The impact was pretty contained until the past two or three years. There has been an assumption in England that the centres will handle all of the problems of the people in the group of people with whom they work. We used to work with people with primary care needs, social care needs and so on—the spectrum of mental health problems—but that situation has changed, and remodelling is going on throughout England that will create a hub-and-spoke model. More and more areas across England are developing services through local CPNs and members might be interested to know that there is a bid with the Government to set up a similar model for mental health services for children and adolescents who are deaf. Currently there are two bases for such services—one in York and one in London—but the aim is to have another 10 bases, or spokes, to cover the rest of England.
I agree with Andy McDermott that a central small group of core people who have more experience of and skills in signing and communication with and understanding of deaf culture and the deaf community could provide an outreach service around Scotland. As Mr McDermott said, they could have an actual base or a virtual base.
I endorse that. If we set up a service using the hub-and-spoke model, part of the outreach remit would be to raise awareness of the service. I am sure that Andy McDermott will back me up in saying that the people who access his service and are given support are the fortunate ones—if one can put it like that—because they know about the service. Many people out there do not know, and are left with nothing. It is important that we bear that in mind. At the moment, provision is pretty hit or miss.

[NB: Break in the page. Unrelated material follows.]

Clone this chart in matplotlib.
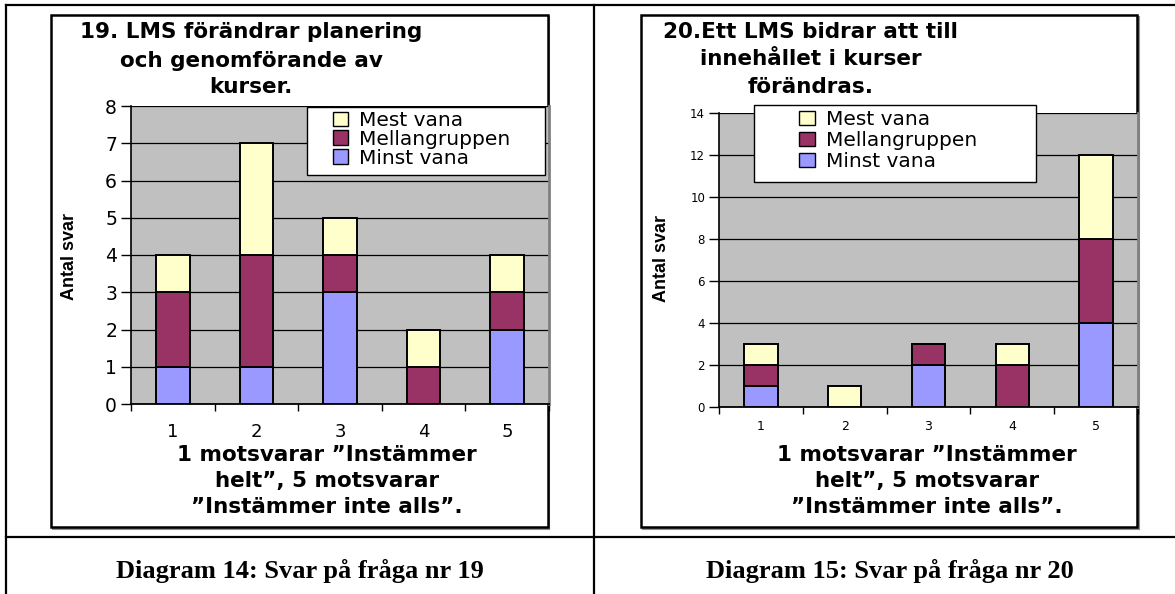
import numpy as np
import matplotlib.pyplot as plt
from matplotlib.patches import Rectangle, Patch

# data
categories = [1, 2, 3, 4, 5]
series_names = ['Minst vana', 'Mellangruppen', 'Mest vana']
series_colors = ['#9999FF', '#993366', '#FFFFCC']

q19_minst = [1, 1, 3, 0, 2]
q19_mellan = [2, 3, 1, 1, 1]
q19_mest = [1, 3, 1, 1, 1]

q20_minst = [1, 0, 2, 0, 4]
q20_mellan = [1, 0, 1, 2, 4]
q20_mest = [1, 1, 0, 1, 4]

q19_title = ['19. LMS förändrar planering', 'och genomförande av', 'kurser.']
q20_title = ['20.Ett LMS bidrar att till', 'innehållet i kurser', 'förändras.']
xlabel_lines = ['1 motsvarar ”Instämmer', 'helt”, 5 motsvarar', '”Instämmer inte alls”.']
ylabel = 'Antal svar'
captions = ['Diagram 14: Svar på fråga nr 19', 'Diagram 15: Svar på fråga nr 20']

W, H = 1175, 594
fig = plt.figure(figsize=(W / 100, H / 100), dpi=100)
fig.patch.set_facecolor('white')

# background layer in pixel coordinates (table lines, frames, texts)
bg = fig.add_axes([0, 0, 1, 1])
bg.set_xlim(0, W)
bg.set_ylim(H, 0)
bg.axis('off')

# table grid
bg.plot([5.5, W], [5, 5], color='black', lw=1.6)
bg.plot([5.5, 5.5], [5, H], color='black', lw=1.6)
bg.plot([594, 594], [5, H], color='black', lw=1.6)
bg.plot([5.5, W], [537, 537], color='black', lw=1.6)

# chart frames
for x0, x1 in [(51, 547.5), (641, 1137)]:
    bg.add_patch(Rectangle((x0 + 1.5, 16.5), x1 - x0, 527 - 15, facecolor='none',
                           edgecolor='#909090', lw=1.5))
    bg.add_patch(Rectangle((x0, 15), x1 - x0, 527 - 15, facecolor='white',
                           edgecolor='black', lw=1.8))

title_font = dict(family='DejaVu Sans', weight='bold', fontsize=15.5, color='black')


def draw_chart(rect, minst, mellan, mest, ymax, ystep, tick_fs, xtick_fs,
               title, title_x, title_base, xlab_x, ylab_x, ylab_y,
               leg_anchor, leg_box, leg_space):
    ax = fig.add_axes(rect)
    ax.set_facecolor('#C0C0C0')
    x = np.array(categories)
    bottom = np.zeros(len(categories))
    handles = []
    for vals, name, col in zip([minst, mellan, mest], series_names, series_colors):
        vals = np.array(vals, dtype=float)
        ax.bar(x, vals, width=0.4, bottom=bottom, color=col, edgecolor='black',
               linewidth=1.4, zorder=3)
        bottom += vals
        handles.append(Patch(facecolor=col, edgecolor='black', linewidth=1.0, label=name))

    ax.set_xlim(0.5, 5.5)
    ax.set_ylim(0, ymax)
    ax.set_yticks(np.arange(0, ymax + 1, ystep))
    ax.yaxis.grid(True, color='black', lw=0.9)
    ax.set_axisbelow(True)
    ax.set_xticks(x)
    ax.set_xticks(np.arange(0.5, 6.0, 1.0), minor=True)
    ax.tick_params(axis='x', which='major', length=0, labelsize=xtick_fs,
                   pad=xtick_fs * 1.05)
    ax.tick_params(axis='x', which='minor', length=5, width=1, direction='out')
    ax.tick_params(axis='y', length=7, width=1, direction='out', labelsize=tick_fs, pad=3)
    ax.spines['top'].set_visible(False)
    ax.spines['right'].set_color('#808080')
    ax.spines['right'].set_linewidth(2)
    ax.spines['left'].set_linewidth(1.2)
    ax.spines['bottom'].set_linewidth(1.3)

    # legend: white box plus entries
    bx0, by0, bw, bh = leg_box
    ax.add_patch(Rectangle((bx0, by0), bw, bh, transform=ax.transAxes, facecolor='white',
                           edgecolor='black', lw=1.0, clip_on=False, zorder=4.5))
    ax.legend(handles=handles[::-1], loc='upper left', bbox_to_anchor=leg_anchor,
              frameon=False, fontsize=14.5, handlelength=0.75, handleheight=0.75,
              handletextpad=0.55, labelspacing=leg_space, borderpad=0,
              borderaxespad=0).set_zorder(5)

    for line, yb in zip(title, title_base):
        bg.text(title_x, yb, line, ha='center', va='baseline', **title_font)
    for line, yb in zip(xlabel_lines, [460.7, 487.3, 513.3]):
        bg.text(xlab_x, yb, line, ha='center', va='baseline', **title_font)
    bg.text(ylab_x, ylab_y, ylabel, rotation=90, ha='center', va='center',
            family='Liberation Sans', weight='bold', fontsize=13)
    return ax


draw_chart([131 / W, (H - 404) / H, 418 / W, 298 / H], q19_minst, q19_mellan, q19_mest,
           8, 1, 13.5, 13, q19_title, 251, [38.3, 66.7, 93.3], 327, 70, 257,
           (0.483, 0.983), (0.421, 0.768, 0.569, 0.229), -0.01)

draw_chart([719 / W, (H - 407) / H, 419 / W, 294 / H], q20_minst, q20_mellan, q20_mest,
           14, 2, 8.5, 9, q20_title, 810.5, [38.3, 65, 92.7], 927, 661, 258.5,
           (0.192, 1.01), (0.0835, 0.765, 0.674, 0.262), 0.1)

for cx, cap in zip([300, 890], captions):
    bg.text(cx, 578.3, cap, ha='center', va='baseline', family='Liberation Serif',
            weight='bold', fontsize=19)

fig.savefig('out.png', dpi=100)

Is the legislative framework correct, or is there a need for further legislation? We have the Disability Discrimination Act 1995; the Adults with Incapacity (Scotland) Act 2000, the Mental Health (Care and Treatment) (Scotland) Act 2003 and legislation that covers vulnerable adults; and we have incorporated the European convention on human rights, which gives protection. My first question is: am I right in saying that the legislative framework is now in place?
That is a valid point. The indication is that there are 758,000 people in Scotland with a hearing loss, and a significantly high proportion of people who also have mental health difficulties—that is acknowledged. The petition was about people who are acutely ill, and we have moved on in the past couple of years. Everyone who is here to give evidence will support the development of a specialist unit, but the committee is discovering that the problem is much bigger than the problem of a relatively small group of people who are acutely ill. As you rightly point out, some people will need to access primary care.
You were named, Mr Fitzpatrick, so I give you an opportunity to comment.
I agree largely with what Delia Henry has said. Discussion about the size of the problem took up much of our time before we got round to doing anything about it, but we concluded that although we did not know the size of the problem, we needed to get on and do something about it. That will be the case in the context of in-patient provision, too. In the first instance, we should focus on building the community infrastructure, whether using a hub-and-spoke model or another model. When the infrastructure is in place and is working, we will have a much better idea of the requirement for in-patient provision. By starting to invest in bricks and mortar, we could end up disfranchising people in the community at all points on the spectrum.
That is helpful. I understand you to mean that if properly supported services are put in place, the problem identifies itself, as people become aware of a resource that enables them to be understood.